アンダーカバーの冒頭に並んだのは、ローゲージニットのイブニングドレスと、花のダリアのようなボレロ。赤と水色、モスグリーンとペールピンクといった色合わせは、自然の花々を連想させる。モデルの躍動的な動きは蜂のよう。次第に観客をファンタジーの中に誘っていく。ボウタイを結んだコンビネゾンの「守衛」、スカジャン風のブルゾンとマキシスカートの「不良少女」。物語の登場人物が次々とランウェーを歩く。仏語で理想郷を差す「ユトピー」と題して、そこに住む新人類たちを描いた。
カットワークにハンドステッチ、ドレープ飾り。
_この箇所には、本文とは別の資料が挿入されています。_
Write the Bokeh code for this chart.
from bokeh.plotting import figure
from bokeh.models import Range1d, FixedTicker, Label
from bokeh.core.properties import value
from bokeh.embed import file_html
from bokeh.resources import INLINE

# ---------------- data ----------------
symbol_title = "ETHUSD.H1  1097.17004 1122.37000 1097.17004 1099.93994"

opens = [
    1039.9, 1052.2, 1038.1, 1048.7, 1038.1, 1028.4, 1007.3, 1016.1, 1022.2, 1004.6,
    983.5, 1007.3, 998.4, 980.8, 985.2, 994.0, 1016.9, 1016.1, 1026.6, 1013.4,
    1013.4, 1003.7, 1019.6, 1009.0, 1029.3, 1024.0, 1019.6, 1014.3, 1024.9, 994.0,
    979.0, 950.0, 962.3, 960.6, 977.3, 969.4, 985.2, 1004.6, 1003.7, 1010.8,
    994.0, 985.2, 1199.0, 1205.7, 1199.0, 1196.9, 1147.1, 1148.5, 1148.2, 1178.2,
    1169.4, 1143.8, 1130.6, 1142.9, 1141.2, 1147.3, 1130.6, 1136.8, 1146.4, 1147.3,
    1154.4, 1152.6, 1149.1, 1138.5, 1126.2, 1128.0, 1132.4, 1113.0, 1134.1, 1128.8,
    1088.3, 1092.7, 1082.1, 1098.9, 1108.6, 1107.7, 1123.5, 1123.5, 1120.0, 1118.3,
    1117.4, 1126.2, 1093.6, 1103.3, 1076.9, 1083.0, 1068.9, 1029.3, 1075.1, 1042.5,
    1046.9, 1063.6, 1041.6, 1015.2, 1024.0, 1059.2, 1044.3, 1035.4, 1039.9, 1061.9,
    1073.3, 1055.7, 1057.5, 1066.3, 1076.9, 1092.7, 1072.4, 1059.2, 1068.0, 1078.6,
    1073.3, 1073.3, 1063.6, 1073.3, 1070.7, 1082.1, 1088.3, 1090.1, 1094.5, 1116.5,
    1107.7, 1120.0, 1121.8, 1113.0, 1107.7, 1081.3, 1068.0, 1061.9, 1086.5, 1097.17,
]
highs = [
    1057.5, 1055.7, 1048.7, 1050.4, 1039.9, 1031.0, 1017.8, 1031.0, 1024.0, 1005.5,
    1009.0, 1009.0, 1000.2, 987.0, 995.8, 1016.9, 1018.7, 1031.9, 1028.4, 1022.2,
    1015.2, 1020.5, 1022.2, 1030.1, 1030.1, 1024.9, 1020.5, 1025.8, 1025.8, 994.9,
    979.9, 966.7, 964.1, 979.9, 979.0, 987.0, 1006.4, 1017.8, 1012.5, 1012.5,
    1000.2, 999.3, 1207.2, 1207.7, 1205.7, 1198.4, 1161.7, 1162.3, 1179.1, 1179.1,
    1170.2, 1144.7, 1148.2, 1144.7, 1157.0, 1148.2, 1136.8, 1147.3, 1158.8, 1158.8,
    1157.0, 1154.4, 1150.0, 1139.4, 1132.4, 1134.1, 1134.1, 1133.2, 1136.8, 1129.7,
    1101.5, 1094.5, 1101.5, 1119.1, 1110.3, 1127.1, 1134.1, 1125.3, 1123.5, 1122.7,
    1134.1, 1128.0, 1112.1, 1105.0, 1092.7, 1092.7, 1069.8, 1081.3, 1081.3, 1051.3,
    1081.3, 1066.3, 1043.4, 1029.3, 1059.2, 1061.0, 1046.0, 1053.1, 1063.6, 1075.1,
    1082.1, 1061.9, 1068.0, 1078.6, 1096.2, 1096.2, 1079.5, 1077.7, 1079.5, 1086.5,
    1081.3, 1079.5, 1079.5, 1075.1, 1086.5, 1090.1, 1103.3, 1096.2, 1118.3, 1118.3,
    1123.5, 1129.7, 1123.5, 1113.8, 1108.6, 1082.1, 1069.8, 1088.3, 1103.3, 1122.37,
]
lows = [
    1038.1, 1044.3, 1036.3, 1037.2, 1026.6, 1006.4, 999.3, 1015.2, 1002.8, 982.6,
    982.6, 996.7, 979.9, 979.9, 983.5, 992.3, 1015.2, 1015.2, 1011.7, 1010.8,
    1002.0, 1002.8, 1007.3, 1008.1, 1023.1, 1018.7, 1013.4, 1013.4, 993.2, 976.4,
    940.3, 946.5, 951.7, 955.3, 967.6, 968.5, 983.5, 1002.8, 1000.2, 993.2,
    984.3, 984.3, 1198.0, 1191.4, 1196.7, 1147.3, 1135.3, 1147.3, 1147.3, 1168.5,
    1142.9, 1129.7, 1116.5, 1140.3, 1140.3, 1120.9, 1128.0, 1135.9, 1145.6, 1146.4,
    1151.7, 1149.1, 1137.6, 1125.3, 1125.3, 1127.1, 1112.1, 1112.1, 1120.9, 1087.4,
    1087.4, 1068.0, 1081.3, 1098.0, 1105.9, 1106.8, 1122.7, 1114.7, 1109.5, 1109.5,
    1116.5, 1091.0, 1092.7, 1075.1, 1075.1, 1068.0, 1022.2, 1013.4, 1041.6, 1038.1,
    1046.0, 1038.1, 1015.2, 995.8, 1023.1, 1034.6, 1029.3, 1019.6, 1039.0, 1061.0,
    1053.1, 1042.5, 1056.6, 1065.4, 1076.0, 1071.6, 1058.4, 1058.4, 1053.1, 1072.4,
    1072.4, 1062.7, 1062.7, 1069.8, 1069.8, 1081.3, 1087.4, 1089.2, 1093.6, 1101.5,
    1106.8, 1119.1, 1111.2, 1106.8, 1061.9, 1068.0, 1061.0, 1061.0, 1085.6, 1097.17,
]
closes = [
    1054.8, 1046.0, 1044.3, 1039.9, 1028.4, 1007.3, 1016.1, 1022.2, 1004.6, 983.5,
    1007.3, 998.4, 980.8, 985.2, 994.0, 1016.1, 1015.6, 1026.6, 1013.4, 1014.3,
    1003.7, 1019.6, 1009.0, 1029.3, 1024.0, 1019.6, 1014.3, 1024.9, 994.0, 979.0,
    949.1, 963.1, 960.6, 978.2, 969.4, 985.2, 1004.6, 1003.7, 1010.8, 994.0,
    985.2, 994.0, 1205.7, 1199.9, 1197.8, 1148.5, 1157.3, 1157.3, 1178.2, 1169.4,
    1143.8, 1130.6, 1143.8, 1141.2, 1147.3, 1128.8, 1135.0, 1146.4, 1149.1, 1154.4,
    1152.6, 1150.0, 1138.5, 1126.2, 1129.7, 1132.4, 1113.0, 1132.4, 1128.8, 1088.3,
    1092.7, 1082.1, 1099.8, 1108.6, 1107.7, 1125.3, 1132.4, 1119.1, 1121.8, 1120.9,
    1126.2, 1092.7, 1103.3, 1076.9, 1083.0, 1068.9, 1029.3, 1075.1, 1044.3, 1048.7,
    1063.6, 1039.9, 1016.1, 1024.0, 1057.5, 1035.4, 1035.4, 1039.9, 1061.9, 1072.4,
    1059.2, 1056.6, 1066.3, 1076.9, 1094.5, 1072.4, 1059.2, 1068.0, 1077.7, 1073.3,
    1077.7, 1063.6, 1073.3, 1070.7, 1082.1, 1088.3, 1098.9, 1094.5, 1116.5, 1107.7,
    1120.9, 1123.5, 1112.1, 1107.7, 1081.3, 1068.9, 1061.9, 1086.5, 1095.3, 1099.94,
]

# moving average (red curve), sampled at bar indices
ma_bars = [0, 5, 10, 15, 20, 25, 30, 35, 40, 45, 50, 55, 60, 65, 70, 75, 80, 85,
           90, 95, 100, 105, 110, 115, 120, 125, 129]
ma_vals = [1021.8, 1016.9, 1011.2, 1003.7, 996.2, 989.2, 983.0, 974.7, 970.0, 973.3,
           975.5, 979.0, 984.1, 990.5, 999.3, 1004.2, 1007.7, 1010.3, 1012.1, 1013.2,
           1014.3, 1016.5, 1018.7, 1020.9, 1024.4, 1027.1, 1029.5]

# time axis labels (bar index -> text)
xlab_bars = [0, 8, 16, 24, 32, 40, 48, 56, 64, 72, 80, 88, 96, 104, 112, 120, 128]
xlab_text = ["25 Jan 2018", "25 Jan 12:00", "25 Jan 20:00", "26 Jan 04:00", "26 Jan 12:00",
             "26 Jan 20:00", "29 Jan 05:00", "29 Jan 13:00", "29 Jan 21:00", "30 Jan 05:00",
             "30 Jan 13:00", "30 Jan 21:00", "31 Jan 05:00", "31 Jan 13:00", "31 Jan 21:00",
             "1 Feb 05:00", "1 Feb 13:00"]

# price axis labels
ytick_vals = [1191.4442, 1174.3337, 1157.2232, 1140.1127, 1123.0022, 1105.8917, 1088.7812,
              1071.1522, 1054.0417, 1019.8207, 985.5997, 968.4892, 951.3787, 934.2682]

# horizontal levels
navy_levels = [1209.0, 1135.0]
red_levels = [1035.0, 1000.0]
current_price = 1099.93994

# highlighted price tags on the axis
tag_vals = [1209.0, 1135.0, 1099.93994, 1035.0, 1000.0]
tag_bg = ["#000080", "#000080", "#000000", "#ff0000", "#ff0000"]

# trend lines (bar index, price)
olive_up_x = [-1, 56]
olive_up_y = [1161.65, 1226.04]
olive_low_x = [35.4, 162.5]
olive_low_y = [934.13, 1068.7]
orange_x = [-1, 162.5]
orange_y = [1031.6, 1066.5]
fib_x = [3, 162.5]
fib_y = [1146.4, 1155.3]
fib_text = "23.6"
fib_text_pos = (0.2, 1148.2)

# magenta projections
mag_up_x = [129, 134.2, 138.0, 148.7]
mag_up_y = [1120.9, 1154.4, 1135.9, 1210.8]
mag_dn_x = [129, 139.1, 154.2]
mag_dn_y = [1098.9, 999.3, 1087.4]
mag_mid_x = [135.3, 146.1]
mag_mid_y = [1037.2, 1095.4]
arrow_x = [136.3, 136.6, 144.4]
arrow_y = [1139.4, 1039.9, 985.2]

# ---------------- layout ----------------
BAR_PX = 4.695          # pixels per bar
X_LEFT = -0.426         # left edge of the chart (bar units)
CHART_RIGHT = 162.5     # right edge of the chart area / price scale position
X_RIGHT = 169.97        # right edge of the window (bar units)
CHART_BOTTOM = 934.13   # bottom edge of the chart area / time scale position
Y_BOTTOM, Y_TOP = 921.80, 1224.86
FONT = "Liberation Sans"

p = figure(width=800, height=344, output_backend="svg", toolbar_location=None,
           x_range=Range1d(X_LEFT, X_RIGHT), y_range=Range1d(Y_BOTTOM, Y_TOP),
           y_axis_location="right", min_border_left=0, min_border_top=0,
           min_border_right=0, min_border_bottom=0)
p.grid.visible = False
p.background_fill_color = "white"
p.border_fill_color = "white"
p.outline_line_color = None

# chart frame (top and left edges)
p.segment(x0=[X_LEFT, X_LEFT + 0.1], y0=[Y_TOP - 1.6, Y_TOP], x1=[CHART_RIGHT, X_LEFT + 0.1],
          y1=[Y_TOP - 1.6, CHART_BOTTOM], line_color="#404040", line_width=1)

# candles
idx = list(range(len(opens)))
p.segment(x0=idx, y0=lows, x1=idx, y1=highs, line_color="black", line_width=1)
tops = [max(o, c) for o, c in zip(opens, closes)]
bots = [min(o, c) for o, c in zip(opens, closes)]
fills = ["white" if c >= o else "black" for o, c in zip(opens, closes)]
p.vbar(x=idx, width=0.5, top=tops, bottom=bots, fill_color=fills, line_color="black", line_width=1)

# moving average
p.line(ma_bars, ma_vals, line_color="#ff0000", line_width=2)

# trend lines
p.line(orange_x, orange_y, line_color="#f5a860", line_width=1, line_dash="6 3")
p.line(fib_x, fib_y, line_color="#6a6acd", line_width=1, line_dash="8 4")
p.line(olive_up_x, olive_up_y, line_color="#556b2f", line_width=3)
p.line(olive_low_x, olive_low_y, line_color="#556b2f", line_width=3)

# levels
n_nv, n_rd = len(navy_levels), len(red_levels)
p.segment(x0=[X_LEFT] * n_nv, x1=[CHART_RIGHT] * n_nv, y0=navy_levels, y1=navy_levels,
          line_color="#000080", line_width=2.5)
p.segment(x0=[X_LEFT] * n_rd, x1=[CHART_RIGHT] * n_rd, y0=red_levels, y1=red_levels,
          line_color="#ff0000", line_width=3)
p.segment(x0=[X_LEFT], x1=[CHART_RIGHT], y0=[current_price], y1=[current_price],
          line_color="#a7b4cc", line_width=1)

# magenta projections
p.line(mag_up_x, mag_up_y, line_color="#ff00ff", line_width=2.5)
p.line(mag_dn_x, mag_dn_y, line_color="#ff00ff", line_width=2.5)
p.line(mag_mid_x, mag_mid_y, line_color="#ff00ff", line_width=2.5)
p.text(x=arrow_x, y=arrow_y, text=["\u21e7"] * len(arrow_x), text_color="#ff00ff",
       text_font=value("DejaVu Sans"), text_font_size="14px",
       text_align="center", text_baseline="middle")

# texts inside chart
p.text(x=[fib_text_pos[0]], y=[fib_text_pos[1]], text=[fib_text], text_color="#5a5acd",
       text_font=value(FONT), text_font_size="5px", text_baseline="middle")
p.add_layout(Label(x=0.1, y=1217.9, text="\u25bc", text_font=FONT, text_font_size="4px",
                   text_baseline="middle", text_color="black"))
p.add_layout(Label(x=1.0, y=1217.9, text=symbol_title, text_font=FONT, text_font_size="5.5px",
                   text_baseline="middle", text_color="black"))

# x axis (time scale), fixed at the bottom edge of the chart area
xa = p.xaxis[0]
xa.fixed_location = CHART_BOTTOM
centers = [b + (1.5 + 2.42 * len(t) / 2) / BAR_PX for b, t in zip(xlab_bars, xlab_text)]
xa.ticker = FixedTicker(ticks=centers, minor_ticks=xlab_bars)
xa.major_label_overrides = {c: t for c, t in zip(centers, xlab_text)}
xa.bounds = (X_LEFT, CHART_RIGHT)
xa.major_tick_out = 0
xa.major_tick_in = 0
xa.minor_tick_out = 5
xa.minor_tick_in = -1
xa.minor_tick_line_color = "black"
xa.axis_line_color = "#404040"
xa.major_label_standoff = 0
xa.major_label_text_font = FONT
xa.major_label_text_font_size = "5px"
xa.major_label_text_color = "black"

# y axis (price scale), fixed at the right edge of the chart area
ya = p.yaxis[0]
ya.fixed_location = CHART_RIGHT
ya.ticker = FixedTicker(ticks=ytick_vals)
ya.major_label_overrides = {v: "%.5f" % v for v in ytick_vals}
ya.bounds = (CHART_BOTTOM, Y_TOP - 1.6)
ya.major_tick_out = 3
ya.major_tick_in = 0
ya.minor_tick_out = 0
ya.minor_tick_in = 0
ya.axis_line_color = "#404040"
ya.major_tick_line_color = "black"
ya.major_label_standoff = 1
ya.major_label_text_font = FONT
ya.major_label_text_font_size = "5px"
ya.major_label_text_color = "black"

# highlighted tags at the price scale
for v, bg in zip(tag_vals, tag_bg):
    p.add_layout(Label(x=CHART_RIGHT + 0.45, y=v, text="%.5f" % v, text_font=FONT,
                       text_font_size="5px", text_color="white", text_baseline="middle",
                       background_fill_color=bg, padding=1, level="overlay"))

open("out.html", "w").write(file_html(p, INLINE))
イーチアザーは、定番のシャツやセットアップを存在感のあるディテールで飾る。シャツドレスの袖口には連なる窓のようなカットワーク、セーターのバスト部分には滑らかドレープが縫い留められる。シャツの半身を飾るテーブルランナーのようなレースクロスなど、懐かしい装飾も。緑、青、オレンジのカラーミックスが新鮮。
ビューティフルピープルはパリで初めてプレゼンテーションを行った。ユーモアを秘めたリアルクローズからかじを切って、日本発ブランドというアイデンティティーを前面に出した。テーマは和服。きもの特有の縦長シルエットに、デザイナーの熊切秀典ならではの遊び心を盛り込んだ。きものの羽織のようなナローショルダーのコートに、Iラインのニットドレス、足元はぽっくりサンダルを合わせてロング・アンド・リーンを強調する。帯のようなコルセットベルトには、帯締め風の細ベルト。ランドセルリュックには、太鼓帯のようなカバーを重ねるなど芸が細かい。コンセプト重視の服だが、ポップなネオンカラーの利いた現代服が多く揃った。
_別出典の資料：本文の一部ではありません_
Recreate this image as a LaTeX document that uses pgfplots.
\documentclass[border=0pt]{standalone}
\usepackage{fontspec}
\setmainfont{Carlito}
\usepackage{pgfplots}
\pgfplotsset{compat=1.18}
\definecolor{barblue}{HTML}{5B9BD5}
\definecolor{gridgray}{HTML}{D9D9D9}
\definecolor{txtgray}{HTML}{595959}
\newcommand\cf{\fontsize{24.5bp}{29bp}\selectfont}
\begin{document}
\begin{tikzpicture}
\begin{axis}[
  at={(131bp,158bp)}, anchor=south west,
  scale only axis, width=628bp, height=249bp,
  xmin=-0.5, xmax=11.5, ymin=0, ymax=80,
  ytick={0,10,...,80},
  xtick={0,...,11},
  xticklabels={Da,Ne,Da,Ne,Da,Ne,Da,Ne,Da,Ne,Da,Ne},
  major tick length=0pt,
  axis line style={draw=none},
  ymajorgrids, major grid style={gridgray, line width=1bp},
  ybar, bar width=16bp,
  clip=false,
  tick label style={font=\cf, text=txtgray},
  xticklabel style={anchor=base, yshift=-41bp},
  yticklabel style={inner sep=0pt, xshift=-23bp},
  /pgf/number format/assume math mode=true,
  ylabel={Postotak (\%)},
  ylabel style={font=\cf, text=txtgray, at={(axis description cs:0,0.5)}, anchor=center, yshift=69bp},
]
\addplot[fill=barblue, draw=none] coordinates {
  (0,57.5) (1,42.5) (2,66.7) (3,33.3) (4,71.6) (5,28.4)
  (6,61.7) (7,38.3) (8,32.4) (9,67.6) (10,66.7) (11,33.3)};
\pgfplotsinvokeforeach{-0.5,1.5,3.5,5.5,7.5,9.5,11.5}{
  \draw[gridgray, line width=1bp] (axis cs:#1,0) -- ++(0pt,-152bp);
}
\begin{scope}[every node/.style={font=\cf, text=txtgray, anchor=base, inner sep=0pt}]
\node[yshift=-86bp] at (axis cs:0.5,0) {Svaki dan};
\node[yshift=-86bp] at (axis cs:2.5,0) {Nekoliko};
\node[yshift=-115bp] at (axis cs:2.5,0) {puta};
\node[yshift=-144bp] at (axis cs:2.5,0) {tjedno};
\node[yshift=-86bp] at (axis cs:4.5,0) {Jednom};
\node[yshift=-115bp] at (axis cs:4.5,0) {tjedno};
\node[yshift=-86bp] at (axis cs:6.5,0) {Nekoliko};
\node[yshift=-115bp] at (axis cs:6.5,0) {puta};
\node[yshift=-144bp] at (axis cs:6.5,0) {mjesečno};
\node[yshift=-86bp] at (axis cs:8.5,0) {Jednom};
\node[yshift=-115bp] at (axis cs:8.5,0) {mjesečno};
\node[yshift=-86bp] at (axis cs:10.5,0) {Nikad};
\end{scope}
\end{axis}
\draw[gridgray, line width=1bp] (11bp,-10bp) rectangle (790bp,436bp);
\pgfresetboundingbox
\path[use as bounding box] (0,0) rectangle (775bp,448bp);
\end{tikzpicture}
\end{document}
ヴェロニク・ブランキーノが見せたのは、英国調のチェックとビクトリアンのミックススタイル。ロング・アンド・リーンのマスキュリンなルックに仕上がった。シャツやシャツドレスは、ビクトリアンカラーやスモッキングを飾ったコクーンスリーブ。マットな素材とは対照的に、インナーを彩るラインストーンの輝きがアクセントになっている。アウターはグレンチェックのケープやジャケット、ボトムはサスペンダーパンツやジョドパーズなど。
アクネ・ストゥディオズは、リネンタッチの生地をはぎ合わせたベアバックドレスやアブストラクトにフリンジが揺れるドレスを見せた。レザーのパンツスーツは後ろ身頃にテーラード襟のディテール。コートの後ろ身頃を切ってフロントだけ長いディテールなど、フロントとバックでイメージが違うアイテムが目立った。フルイドラインのカフタンもニットで切り替えて、前身頃と後ろ身頃で変化を作った。
ネヘラは、温かな素材でたっぷりとした量感を表現する。メルトンのコートやダブルフェイスのドレスはたっぷりと流れるテントライン。ネヘラらしい柔らかなムードとクールなたたずまいが同居する。ハイネックのシャツには長めのエプロン、アウターはたっぷりとしたジャケットコート。ワークやマスキュリンの要素が全体を引き締める。ぼそぼそと穴の開いた長方形のセーターも目を引く。グレーからベージュのトーン・オン・トーン、ネイビーがキーカラー。